You get one free “boost” a month. A boost places you as the top profile in your area for 30 minutes so everyone will have the option to swipe. Boosts can also be purchased separately at 1 for $3.99/ea, 5 for $3.00/ea, and 10 for $2.50/ea. Plus users can decide who they want to see between app-specific recommendations or recently active users first. You can change the app so only people you’ve swiped on will see you, instead of the whole user pool. Paid profiles also get five free super likes a day.
Hiding your age and your location becomes available, alongside the option to swipe anywhere in the world instead of just a 100-mile radius. Lastly, Plus users get the option to rewind an accidental swipe, and ads are gone for good.

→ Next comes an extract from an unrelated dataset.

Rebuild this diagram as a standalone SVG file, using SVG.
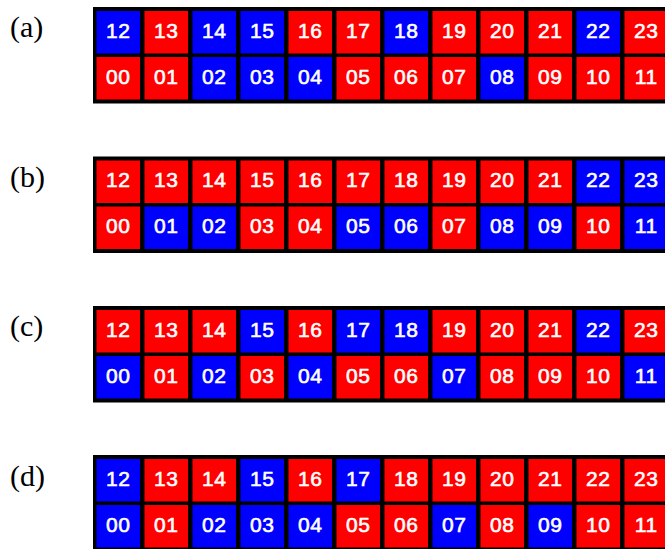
<svg xmlns="http://www.w3.org/2000/svg" width="665" height="549" viewBox="0 0 665 549">
<style>
.bg{fill:#000}
.R{fill:#FF0000}
.B{fill:#0000FF}
.n{font-family:"Liberation Sans",Arial,sans-serif;font-size:21px;fill:#fff;stroke:#fff;stroke-width:0.6px;text-anchor:middle;letter-spacing:0.5px}
.lab{font-family:"Liberation Serif","Times New Roman",serif;font-size:30px;fill:#000}
</style>
<rect width="665" height="549" fill="#fff"/>
<g id="connectors"/>

<g id="panel-a">
<text class="lab" x="10" y="37">(a)</text>
<rect class="bg" x="93" y="7" width="580" height="96.5"/>
<g id="a12"><rect class="B" x="96.5" y="11" width="43.5" height="42.5"/><text class="n" x="118.25" y="37.5">12</text></g>
<g id="a13"><rect class="R" x="144.5" y="11" width="43.5" height="42.5"/><text class="n" x="166.25" y="37.5">13</text></g>
<g id="a14"><rect class="B" x="192.5" y="11" width="43.5" height="42.5"/><text class="n" x="214.25" y="37.5">14</text></g>
<g id="a15"><rect class="B" x="240.5" y="11" width="43.5" height="42.5"/><text class="n" x="262.25" y="37.5">15</text></g>
<g id="a16"><rect class="R" x="288.5" y="11" width="43.5" height="42.5"/><text class="n" x="310.25" y="37.5">16</text></g>
<g id="a17"><rect class="R" x="336.5" y="11" width="43.5" height="42.5"/><text class="n" x="358.25" y="37.5">17</text></g>
<g id="a18"><rect class="B" x="384.5" y="11" width="43.5" height="42.5"/><text class="n" x="406.25" y="37.5">18</text></g>
<g id="a19"><rect class="R" x="432.5" y="11" width="43.5" height="42.5"/><text class="n" x="454.25" y="37.5">19</text></g>
<g id="a20"><rect class="R" x="480.5" y="11" width="43.5" height="42.5"/><text class="n" x="502.25" y="37.5">20</text></g>
<g id="a21"><rect class="R" x="528.5" y="11" width="43.5" height="42.5"/><text class="n" x="550.25" y="37.5">21</text></g>
<g id="a22"><rect class="B" x="576.5" y="11" width="43.5" height="42.5"/><text class="n" x="598.25" y="37.5">22</text></g>
<g id="a23"><rect class="R" x="624.5" y="11" width="43.5" height="42.5"/><text class="n" x="646.25" y="37.5">23</text></g>
<g id="a00"><rect class="R" x="96.5" y="57" width="43.5" height="42.5"/><text class="n" x="118.25" y="83.5">00</text></g>
<g id="a01"><rect class="R" x="144.5" y="57" width="43.5" height="42.5"/><text class="n" x="166.25" y="83.5">01</text></g>
<g id="a02"><rect class="B" x="192.5" y="57" width="43.5" height="42.5"/><text class="n" x="214.25" y="83.5">02</text></g>
<g id="a03"><rect class="B" x="240.5" y="57" width="43.5" height="42.5"/><text class="n" x="262.25" y="83.5">03</text></g>
<g id="a04"><rect class="B" x="288.5" y="57" width="43.5" height="42.5"/><text class="n" x="310.25" y="83.5">04</text></g>
<g id="a05"><rect class="R" x="336.5" y="57" width="43.5" height="42.5"/><text class="n" x="358.25" y="83.5">05</text></g>
<g id="a06"><rect class="R" x="384.5" y="57" width="43.5" height="42.5"/><text class="n" x="406.25" y="83.5">06</text></g>
<g id="a07"><rect class="R" x="432.5" y="57" width="43.5" height="42.5"/><text class="n" x="454.25" y="83.5">07</text></g>
<g id="a08"><rect class="B" x="480.5" y="57" width="43.5" height="42.5"/><text class="n" x="502.25" y="83.5">08</text></g>
<g id="a09"><rect class="R" x="528.5" y="57" width="43.5" height="42.5"/><text class="n" x="550.25" y="83.5">09</text></g>
<g id="a10"><rect class="R" x="576.5" y="57" width="43.5" height="42.5"/><text class="n" x="598.25" y="83.5">10</text></g>
<g id="a11"><rect class="R" x="624.5" y="57" width="43.5" height="42.5"/><text class="n" x="646.25" y="83.5">11</text></g>
</g>

<g id="panel-b">
<text class="lab" x="10" y="186.5">(b)</text>
<rect class="bg" x="93" y="156.5" width="580" height="96.5"/>
<g id="b12"><rect class="R" x="96.5" y="160.5" width="43.5" height="42.5"/><text class="n" x="118.25" y="187">12</text></g>
<g id="b13"><rect class="R" x="144.5" y="160.5" width="43.5" height="42.5"/><text class="n" x="166.25" y="187">13</text></g>
<g id="b14"><rect class="R" x="192.5" y="160.5" width="43.5" height="42.5"/><text class="n" x="214.25" y="187">14</text></g>
<g id="b15"><rect class="R" x="240.5" y="160.5" width="43.5" height="42.5"/><text class="n" x="262.25" y="187">15</text></g>
<g id="b16"><rect class="R" x="288.5" y="160.5" width="43.5" height="42.5"/><text class="n" x="310.25" y="187">16</text></g>
<g id="b17"><rect class="R" x="336.5" y="160.5" width="43.5" height="42.5"/><text class="n" x="358.25" y="187">17</text></g>
<g id="b18"><rect class="R" x="384.5" y="160.5" width="43.5" height="42.5"/><text class="n" x="406.25" y="187">18</text></g>
<g id="b19"><rect class="R" x="432.5" y="160.5" width="43.5" height="42.5"/><text class="n" x="454.25" y="187">19</text></g>
<g id="b20"><rect class="R" x="480.5" y="160.5" width="43.5" height="42.5"/><text class="n" x="502.25" y="187">20</text></g>
<g id="b21"><rect class="R" x="528.5" y="160.5" width="43.5" height="42.5"/><text class="n" x="550.25" y="187">21</text></g>
<g id="b22"><rect class="B" x="576.5" y="160.5" width="43.5" height="42.5"/><text class="n" x="598.25" y="187">22</text></g>
<g id="b23"><rect class="B" x="624.5" y="160.5" width="43.5" height="42.5"/><text class="n" x="646.25" y="187">23</text></g>
<g id="b00"><rect class="R" x="96.5" y="206.5" width="43.5" height="42.5"/><text class="n" x="118.25" y="233">00</text></g>
<g id="b01"><rect class="B" x="144.5" y="206.5" width="43.5" height="42.5"/><text class="n" x="166.25" y="233">01</text></g>
<g id="b02"><rect class="B" x="192.5" y="206.5" width="43.5" height="42.5"/><text class="n" x="214.25" y="233">02</text></g>
<g id="b03"><rect class="R" x="240.5" y="206.5" width="43.5" height="42.5"/><text class="n" x="262.25" y="233">03</text></g>
<g id="b04"><rect class="R" x="288.5" y="206.5" width="43.5" height="42.5"/><text class="n" x="310.25" y="233">04</text></g>
<g id="b05"><rect class="B" x="336.5" y="206.5" width="43.5" height="42.5"/><text class="n" x="358.25" y="233">05</text></g>
<g id="b06"><rect class="B" x="384.5" y="206.5" width="43.5" height="42.5"/><text class="n" x="406.25" y="233">06</text></g>
<g id="b07"><rect class="R" x="432.5" y="206.5" width="43.5" height="42.5"/><text class="n" x="454.25" y="233">07</text></g>
<g id="b08"><rect class="B" x="480.5" y="206.5" width="43.5" height="42.5"/><text class="n" x="502.25" y="233">08</text></g>
<g id="b09"><rect class="B" x="528.5" y="206.5" width="43.5" height="42.5"/><text class="n" x="550.25" y="233">09</text></g>
<g id="b10"><rect class="R" x="576.5" y="206.5" width="43.5" height="42.5"/><text class="n" x="598.25" y="233">10</text></g>
<g id="b11"><rect class="B" x="624.5" y="206.5" width="43.5" height="42.5"/><text class="n" x="646.25" y="233">11</text></g>
</g>

<g id="panel-c">
<text class="lab" x="10" y="336">(c)</text>
<rect class="bg" x="93" y="306" width="580" height="96.5"/>
<g id="c12"><rect class="R" x="96.5" y="310" width="43.5" height="42.5"/><text class="n" x="118.25" y="336.5">12</text></g>
<g id="c13"><rect class="R" x="144.5" y="310" width="43.5" height="42.5"/><text class="n" x="166.25" y="336.5">13</text></g>
<g id="c14"><rect class="R" x="192.5" y="310" width="43.5" height="42.5"/><text class="n" x="214.25" y="336.5">14</text></g>
<g id="c15"><rect class="B" x="240.5" y="310" width="43.5" height="42.5"/><text class="n" x="262.25" y="336.5">15</text></g>
<g id="c16"><rect class="R" x="288.5" y="310" width="43.5" height="42.5"/><text class="n" x="310.25" y="336.5">16</text></g>
<g id="c17"><rect class="B" x="336.5" y="310" width="43.5" height="42.5"/><text class="n" x="358.25" y="336.5">17</text></g>
<g id="c18"><rect class="B" x="384.5" y="310" width="43.5" height="42.5"/><text class="n" x="406.25" y="336.5">18</text></g>
<g id="c19"><rect class="R" x="432.5" y="310" width="43.5" height="42.5"/><text class="n" x="454.25" y="336.5">19</text></g>
<g id="c20"><rect class="R" x="480.5" y="310" width="43.5" height="42.5"/><text class="n" x="502.25" y="336.5">20</text></g>
<g id="c21"><rect class="R" x="528.5" y="310" width="43.5" height="42.5"/><text class="n" x="550.25" y="336.5">21</text></g>
<g id="c22"><rect class="B" x="576.5" y="310" width="43.5" height="42.5"/><text class="n" x="598.25" y="336.5">22</text></g>
<g id="c23"><rect class="R" x="624.5" y="310" width="43.5" height="42.5"/><text class="n" x="646.25" y="336.5">23</text></g>
<g id="c00"><rect class="B" x="96.5" y="356" width="43.5" height="42.5"/><text class="n" x="118.25" y="382.5">00</text></g>
<g id="c01"><rect class="R" x="144.5" y="356" width="43.5" height="42.5"/><text class="n" x="166.25" y="382.5">01</text></g>
<g id="c02"><rect class="B" x="192.5" y="356" width="43.5" height="42.5"/><text class="n" x="214.25" y="382.5">02</text></g>
<g id="c03"><rect class="R" x="240.5" y="356" width="43.5" height="42.5"/><text class="n" x="262.25" y="382.5">03</text></g>
<g id="c04"><rect class="B" x="288.5" y="356" width="43.5" height="42.5"/><text class="n" x="310.25" y="382.5">04</text></g>
<g id="c05"><rect class="R" x="336.5" y="356" width="43.5" height="42.5"/><text class="n" x="358.25" y="382.5">05</text></g>
<g id="c06"><rect class="R" x="384.5" y="356" width="43.5" height="42.5"/><text class="n" x="406.25" y="382.5">06</text></g>
<g id="c07"><rect class="B" x="432.5" y="356" width="43.5" height="42.5"/><text class="n" x="454.25" y="382.5">07</text></g>
<g id="c08"><rect class="R" x="480.5" y="356" width="43.5" height="42.5"/><text class="n" x="502.25" y="382.5">08</text></g>
<g id="c09"><rect class="R" x="528.5" y="356" width="43.5" height="42.5"/><text class="n" x="550.25" y="382.5">09</text></g>
<g id="c10"><rect class="R" x="576.5" y="356" width="43.5" height="42.5"/><text class="n" x="598.25" y="382.5">10</text></g>
<g id="c11"><rect class="B" x="624.5" y="356" width="43.5" height="42.5"/><text class="n" x="646.25" y="382.5">11</text></g>
</g>

<g id="panel-d">
<text class="lab" x="10" y="485.5">(d)</text>
<rect class="bg" x="93" y="455" width="580" height="96.5"/>
<g id="d12"><rect class="B" x="96.5" y="459" width="43.5" height="42.5"/><text class="n" x="118.25" y="485.5">12</text></g>
<g id="d13"><rect class="R" x="144.5" y="459" width="43.5" height="42.5"/><text class="n" x="166.25" y="485.5">13</text></g>
<g id="d14"><rect class="R" x="192.5" y="459" width="43.5" height="42.5"/><text class="n" x="214.25" y="485.5">14</text></g>
<g id="d15"><rect class="B" x="240.5" y="459" width="43.5" height="42.5"/><text class="n" x="262.25" y="485.5">15</text></g>
<g id="d16"><rect class="R" x="288.5" y="459" width="43.5" height="42.5"/><text class="n" x="310.25" y="485.5">16</text></g>
<g id="d17"><rect class="B" x="336.5" y="459" width="43.5" height="42.5"/><text class="n" x="358.25" y="485.5">17</text></g>
<g id="d18"><rect class="R" x="384.5" y="459" width="43.5" height="42.5"/><text class="n" x="406.25" y="485.5">18</text></g>
<g id="d19"><rect class="R" x="432.5" y="459" width="43.5" height="42.5"/><text class="n" x="454.25" y="485.5">19</text></g>
<g id="d20"><rect class="R" x="480.5" y="459" width="43.5" height="42.5"/><text class="n" x="502.25" y="485.5">20</text></g>
<g id="d21"><rect class="R" x="528.5" y="459" width="43.5" height="42.5"/><text class="n" x="550.25" y="485.5">21</text></g>
<g id="d22"><rect class="R" x="576.5" y="459" width="43.5" height="42.5"/><text class="n" x="598.25" y="485.5">22</text></g>
<g id="d23"><rect class="R" x="624.5" y="459" width="43.5" height="42.5"/><text class="n" x="646.25" y="485.5">23</text></g>
<g id="d00"><rect class="B" x="96.5" y="505" width="43.5" height="42.5"/><text class="n" x="118.25" y="531.5">00</text></g>
<g id="d01"><rect class="R" x="144.5" y="505" width="43.5" height="42.5"/><text class="n" x="166.25" y="531.5">01</text></g>
<g id="d02"><rect class="B" x="192.5" y="505" width="43.5" height="42.5"/><text class="n" x="214.25" y="531.5">02</text></g>
<g id="d03"><rect class="B" x="240.5" y="505" width="43.5" height="42.5"/><text class="n" x="262.25" y="531.5">03</text></g>
<g id="d04"><rect class="B" x="288.5" y="505" width="43.5" height="42.5"/><text class="n" x="310.25" y="531.5">04</text></g>
<g id="d05"><rect class="R" x="336.5" y="505" width="43.5" height="42.5"/><text class="n" x="358.25" y="531.5">05</text></g>
<g id="d06"><rect class="R" x="384.5" y="505" width="43.5" height="42.5"/><text class="n" x="406.25" y="531.5">06</text></g>
<g id="d07"><rect class="B" x="432.5" y="505" width="43.5" height="42.5"/><text class="n" x="454.25" y="531.5">07</text></g>
<g id="d08"><rect class="R" x="480.5" y="505" width="43.5" height="42.5"/><text class="n" x="502.25" y="531.5">08</text></g>
<g id="d09"><rect class="B" x="528.5" y="505" width="43.5" height="42.5"/><text class="n" x="550.25" y="531.5">09</text></g>
<g id="d10"><rect class="R" x="576.5" y="505" width="43.5" height="42.5"/><text class="n" x="598.25" y="531.5">10</text></g>
<g id="d11"><rect class="R" x="624.5" y="505" width="43.5" height="42.5"/><text class="n" x="646.25" y="531.5">11</text></g>
</g>
</svg>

For it’s higher price, Tinder Gold offers all of these features with the additional feature of seeing who likes you automatically and being able to match with them.
Because it gives you more features outright, the paid benefits of Bumble aren’t nearly as high as Tinders.
“Bumble Boost” is available at $7.99/mo for one month, $5.00/mo for three months, and $4.17/mo for six months. You can also spend $2.99 and get it for one week.
Boost users can automatically see who swiped on them, giving them the option to swipe back instantly. Expired matches stay in a queue, and paid users can rematch with them at any time. This tier also provides you with unlimited extends so that you can provide a woman with the hint.
Instead of offering free super-likes, Bumble offers “super-swipes” which are activated via “bumble-coins.” 1 coin = 1 super-swipe. Coins are sold at $1.99 for 1 coin, $7.99 for 5 coins, $14.99 for 10 coins, and $24.99 for 20 coins.
Tinder. If you’re going to pay for an app, it should be Tinder hands-down. Paying gives you the additional features that Bumble has for free, alongside a ton more.
Tinder is the best bet for most users, especially if it’s just for casual dating. You can find all types of users on there, both men and women can message equally, and it offers a ton of value for your dollar.
Bumble is a well-made app, but the limited pool of users, lack of paid features, and focus on serious dating may turn some people off.